◆ What is being asked ◆
With the pictures left out, copy the listing below exactly.

◆ Code that draws figures ◆
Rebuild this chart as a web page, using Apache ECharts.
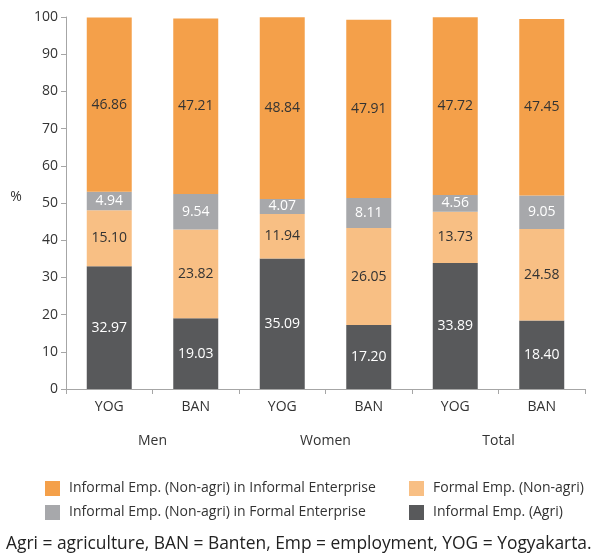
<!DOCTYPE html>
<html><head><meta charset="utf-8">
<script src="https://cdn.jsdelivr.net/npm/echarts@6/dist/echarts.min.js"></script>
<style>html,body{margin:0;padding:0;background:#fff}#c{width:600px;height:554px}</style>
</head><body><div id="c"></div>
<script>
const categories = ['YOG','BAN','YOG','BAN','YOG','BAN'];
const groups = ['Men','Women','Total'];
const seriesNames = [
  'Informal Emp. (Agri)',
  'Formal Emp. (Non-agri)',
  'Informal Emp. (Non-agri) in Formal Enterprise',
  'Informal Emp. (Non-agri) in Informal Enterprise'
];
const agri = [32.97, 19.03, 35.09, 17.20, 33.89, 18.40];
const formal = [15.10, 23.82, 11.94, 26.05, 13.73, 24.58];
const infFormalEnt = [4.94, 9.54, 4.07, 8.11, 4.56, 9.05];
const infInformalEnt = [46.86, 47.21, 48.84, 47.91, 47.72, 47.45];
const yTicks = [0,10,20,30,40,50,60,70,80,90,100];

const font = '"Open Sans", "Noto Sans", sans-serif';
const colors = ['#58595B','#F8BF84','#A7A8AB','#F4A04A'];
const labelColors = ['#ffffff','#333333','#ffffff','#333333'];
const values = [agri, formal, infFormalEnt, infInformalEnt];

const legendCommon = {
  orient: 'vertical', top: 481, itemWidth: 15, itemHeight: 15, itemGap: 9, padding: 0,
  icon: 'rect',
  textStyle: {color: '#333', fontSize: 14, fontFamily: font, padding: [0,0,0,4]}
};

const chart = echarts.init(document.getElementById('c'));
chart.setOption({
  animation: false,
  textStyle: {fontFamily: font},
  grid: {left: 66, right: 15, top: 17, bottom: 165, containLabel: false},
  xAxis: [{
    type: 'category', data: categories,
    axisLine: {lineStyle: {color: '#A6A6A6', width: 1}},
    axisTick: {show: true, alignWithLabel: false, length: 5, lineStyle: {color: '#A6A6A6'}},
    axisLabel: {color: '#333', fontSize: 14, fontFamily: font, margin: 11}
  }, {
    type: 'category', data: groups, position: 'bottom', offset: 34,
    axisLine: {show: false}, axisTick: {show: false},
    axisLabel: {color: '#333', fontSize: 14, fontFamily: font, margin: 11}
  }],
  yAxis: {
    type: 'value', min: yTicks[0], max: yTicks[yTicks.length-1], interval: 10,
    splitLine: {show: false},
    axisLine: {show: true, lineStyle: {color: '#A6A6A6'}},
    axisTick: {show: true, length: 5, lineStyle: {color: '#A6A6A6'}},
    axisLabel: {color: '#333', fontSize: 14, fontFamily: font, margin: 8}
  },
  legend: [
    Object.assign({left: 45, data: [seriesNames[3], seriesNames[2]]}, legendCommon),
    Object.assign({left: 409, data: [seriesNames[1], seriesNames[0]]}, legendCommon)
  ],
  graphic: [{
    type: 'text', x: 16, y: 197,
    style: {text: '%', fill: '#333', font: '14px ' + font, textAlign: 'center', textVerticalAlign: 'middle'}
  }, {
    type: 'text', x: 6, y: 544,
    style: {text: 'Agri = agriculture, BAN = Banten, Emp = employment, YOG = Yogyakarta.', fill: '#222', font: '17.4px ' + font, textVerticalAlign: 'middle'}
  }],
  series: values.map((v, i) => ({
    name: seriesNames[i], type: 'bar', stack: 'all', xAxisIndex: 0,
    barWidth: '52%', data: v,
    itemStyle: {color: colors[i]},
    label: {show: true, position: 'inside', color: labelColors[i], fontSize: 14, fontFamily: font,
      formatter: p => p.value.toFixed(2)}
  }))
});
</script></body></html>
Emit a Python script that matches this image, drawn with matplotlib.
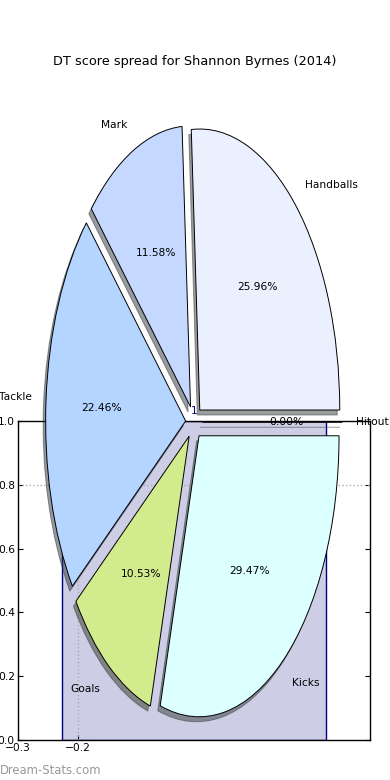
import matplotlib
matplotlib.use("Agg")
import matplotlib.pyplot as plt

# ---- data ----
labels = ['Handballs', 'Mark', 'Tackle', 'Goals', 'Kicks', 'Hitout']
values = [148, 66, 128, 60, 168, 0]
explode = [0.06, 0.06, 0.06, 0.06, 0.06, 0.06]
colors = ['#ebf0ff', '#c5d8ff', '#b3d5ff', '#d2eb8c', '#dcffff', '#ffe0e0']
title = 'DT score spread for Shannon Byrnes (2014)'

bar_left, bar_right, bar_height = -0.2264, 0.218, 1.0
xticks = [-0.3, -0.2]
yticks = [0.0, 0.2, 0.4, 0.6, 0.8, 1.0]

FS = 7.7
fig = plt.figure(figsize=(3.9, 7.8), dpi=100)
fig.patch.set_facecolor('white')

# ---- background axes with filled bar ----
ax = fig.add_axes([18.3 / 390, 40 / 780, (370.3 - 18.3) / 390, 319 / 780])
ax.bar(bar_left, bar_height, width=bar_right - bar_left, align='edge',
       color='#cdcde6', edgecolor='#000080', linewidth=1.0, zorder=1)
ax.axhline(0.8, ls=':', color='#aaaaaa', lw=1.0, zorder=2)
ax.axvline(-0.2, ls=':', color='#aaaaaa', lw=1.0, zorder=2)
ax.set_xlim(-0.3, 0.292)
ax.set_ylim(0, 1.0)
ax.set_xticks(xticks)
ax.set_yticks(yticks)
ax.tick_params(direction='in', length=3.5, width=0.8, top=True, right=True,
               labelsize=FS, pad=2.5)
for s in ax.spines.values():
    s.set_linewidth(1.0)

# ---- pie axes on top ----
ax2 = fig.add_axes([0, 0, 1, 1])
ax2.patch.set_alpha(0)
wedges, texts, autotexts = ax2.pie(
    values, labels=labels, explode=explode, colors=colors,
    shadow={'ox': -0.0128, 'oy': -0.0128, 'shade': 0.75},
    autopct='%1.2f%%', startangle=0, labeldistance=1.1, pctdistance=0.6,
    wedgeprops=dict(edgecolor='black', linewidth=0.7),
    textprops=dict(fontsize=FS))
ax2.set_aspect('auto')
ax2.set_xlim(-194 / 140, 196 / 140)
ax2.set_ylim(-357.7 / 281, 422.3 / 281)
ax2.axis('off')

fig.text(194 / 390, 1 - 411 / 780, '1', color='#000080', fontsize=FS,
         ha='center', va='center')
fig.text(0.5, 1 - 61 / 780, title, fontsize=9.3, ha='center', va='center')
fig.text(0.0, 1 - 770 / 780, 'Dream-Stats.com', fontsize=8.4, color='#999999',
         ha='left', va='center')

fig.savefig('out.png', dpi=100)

◆ Result for this exercise ◆
Rebuild this chart as a web page, using Apache ECharts.
<!DOCTYPE html>
<html><head><meta charset="utf-8">
<script src="https://cdn.jsdelivr.net/npm/echarts@6/dist/echarts.min.js"></script>
<style>html,body{margin:0;padding:0;background:#fff}#c{width:600px;height:554px}</style>
</head><body><div id="c"></div>
<script>
const categories = ['YOG','BAN','YOG','BAN','YOG','BAN'];
const groups = ['Men','Women','Total'];
const seriesNames = [
  'Informal Emp. (Agri)',
  'Formal Emp. (Non-agri)',
  'Informal Emp. (Non-agri) in Formal Enterprise',
  'Informal Emp. (Non-agri) in Informal Enterprise'
];
const agri = [32.97, 19.03, 35.09, 17.20, 33.89, 18.40];
const formal = [15.10, 23.82, 11.94, 26.05, 13.73, 24.58];
const infFormalEnt = [4.94, 9.54, 4.07, 8.11, 4.56, 9.05];
const infInformalEnt = [46.86, 47.21, 48.84, 47.91, 47.72, 47.45];
const yTicks = [0,10,20,30,40,50,60,70,80,90,100];

const font = '"Open Sans", "Noto Sans", sans-serif';
const colors = ['#58595B','#F8BF84','#A7A8AB','#F4A04A'];
const labelColors = ['#ffffff','#333333','#ffffff','#333333'];
const values = [agri, formal, infFormalEnt, infInformalEnt];

const legendCommon = {
  orient: 'vertical', top: 481, itemWidth: 15, itemHeight: 15, itemGap: 9, padding: 0,
  icon: 'rect',
  textStyle: {color: '#333', fontSize: 14, fontFamily: font, padding: [0,0,0,4]}
};

const chart = echarts.init(document.getElementById('c'));
chart.setOption({
  animation: false,
  textStyle: {fontFamily: font},
  grid: {left: 66, right: 15, top: 17, bottom: 165, containLabel: false},
  xAxis: [{
    type: 'category', data: categories,
    axisLine: {lineStyle: {color: '#A6A6A6', width: 1}},
    axisTick: {show: true, alignWithLabel: false, length: 5, lineStyle: {color: '#A6A6A6'}},
    axisLabel: {color: '#333', fontSize: 14, fontFamily: font, margin: 11}
  }, {
    type: 'category', data: groups, position: 'bottom', offset: 34,
    axisLine: {show: false}, axisTick: {show: false},
    axisLabel: {color: '#333', fontSize: 14, fontFamily: font, margin: 11}
  }],
  yAxis: {
    type: 'value', min: yTicks[0], max: yTicks[yTicks.length-1], interval: 10,
    splitLine: {show: false},
    axisLine: {show: true, lineStyle: {color: '#A6A6A6'}},
    axisTick: {show: true, length: 5, lineStyle: {color: '#A6A6A6'}},
    axisLabel: {color: '#333', fontSize: 14, fontFamily: font, margin: 8}
  },
  legend: [
    Object.assign({left: 45, data: [seriesNames[3], seriesNames[2]]}, legendCommon),
    Object.assign({left: 409, data: [seriesNames[1], seriesNames[0]]}, legendCommon)
  ],
  graphic: [{
    type: 'text', x: 16, y: 197,
    style: {text: '%', fill: '#333', font: '14px ' + font, textAlign: 'center', textVerticalAlign: 'middle'}
  }, {
    type: 'text', x: 6, y: 544,
    style: {text: 'Agri = agriculture, BAN = Banten, Emp = employment, YOG = Yogyakarta.', fill: '#222', font: '17.4px ' + font, textVerticalAlign: 'middle'}
  }],
  series: values.map((v, i) => ({
    name: seriesNames[i], type: 'bar', stack: 'all', xAxisIndex: 0,
    barWidth: '52%', data: v,
    itemStyle: {color: colors[i]},
    label: {show: true, position: 'inside', color: labelColors[i], fontSize: 14, fontFamily: font,
      formatter: p => p.value.toFixed(2)}
  }))
});
</script></body></html>
Emit a Python script that matches this image, drawn with matplotlib.
import matplotlib
matplotlib.use("Agg")
import matplotlib.pyplot as plt

# ---- data ----
labels = ['Handballs', 'Mark', 'Tackle', 'Goals', 'Kicks', 'Hitout']
values = [148, 66, 128, 60, 168, 0]
explode = [0.06, 0.06, 0.06, 0.06, 0.06, 0.06]
colors = ['#ebf0ff', '#c5d8ff', '#b3d5ff', '#d2eb8c', '#dcffff', '#ffe0e0']
title = 'DT score spread for Shannon Byrnes (2014)'

bar_left, bar_right, bar_height = -0.2264, 0.218, 1.0
xticks = [-0.3, -0.2]
yticks = [0.0, 0.2, 0.4, 0.6, 0.8, 1.0]

FS = 7.7
fig = plt.figure(figsize=(3.9, 7.8), dpi=100)
fig.patch.set_facecolor('white')

# ---- background axes with filled bar ----
ax = fig.add_axes([18.3 / 390, 40 / 780, (370.3 - 18.3) / 390, 319 / 780])
ax.bar(bar_left, bar_height, width=bar_right - bar_left, align='edge',
       color='#cdcde6', edgecolor='#000080', linewidth=1.0, zorder=1)
ax.axhline(0.8, ls=':', color='#aaaaaa', lw=1.0, zorder=2)
ax.axvline(-0.2, ls=':', color='#aaaaaa', lw=1.0, zorder=2)
ax.set_xlim(-0.3, 0.292)
ax.set_ylim(0, 1.0)
ax.set_xticks(xticks)
ax.set_yticks(yticks)
ax.tick_params(direction='in', length=3.5, width=0.8, top=True, right=True,
               labelsize=FS, pad=2.5)
for s in ax.spines.values():
    s.set_linewidth(1.0)

# ---- pie axes on top ----
ax2 = fig.add_axes([0, 0, 1, 1])
ax2.patch.set_alpha(0)
wedges, texts, autotexts = ax2.pie(
    values, labels=labels, explode=explode, colors=colors,
    shadow={'ox': -0.0128, 'oy': -0.0128, 'shade': 0.75},
    autopct='%1.2f%%', startangle=0, labeldistance=1.1, pctdistance=0.6,
    wedgeprops=dict(edgecolor='black', linewidth=0.7),
    textprops=dict(fontsize=FS))
ax2.set_aspect('auto')
ax2.set_xlim(-194 / 140, 196 / 140)
ax2.set_ylim(-357.7 / 281, 422.3 / 281)
ax2.axis('off')

fig.text(194 / 390, 1 - 411 / 780, '1', color='#000080', fontsize=FS,
         ha='center', va='center')
fig.text(0.5, 1 - 61 / 780, title, fontsize=9.3, ha='center', va='center')
fig.text(0.0, 1 - 770 / 780, 'Dream-Stats.com', fontsize=8.4, color='#999999',
         ha='left', va='center')

fig.savefig('out.png', dpi=100)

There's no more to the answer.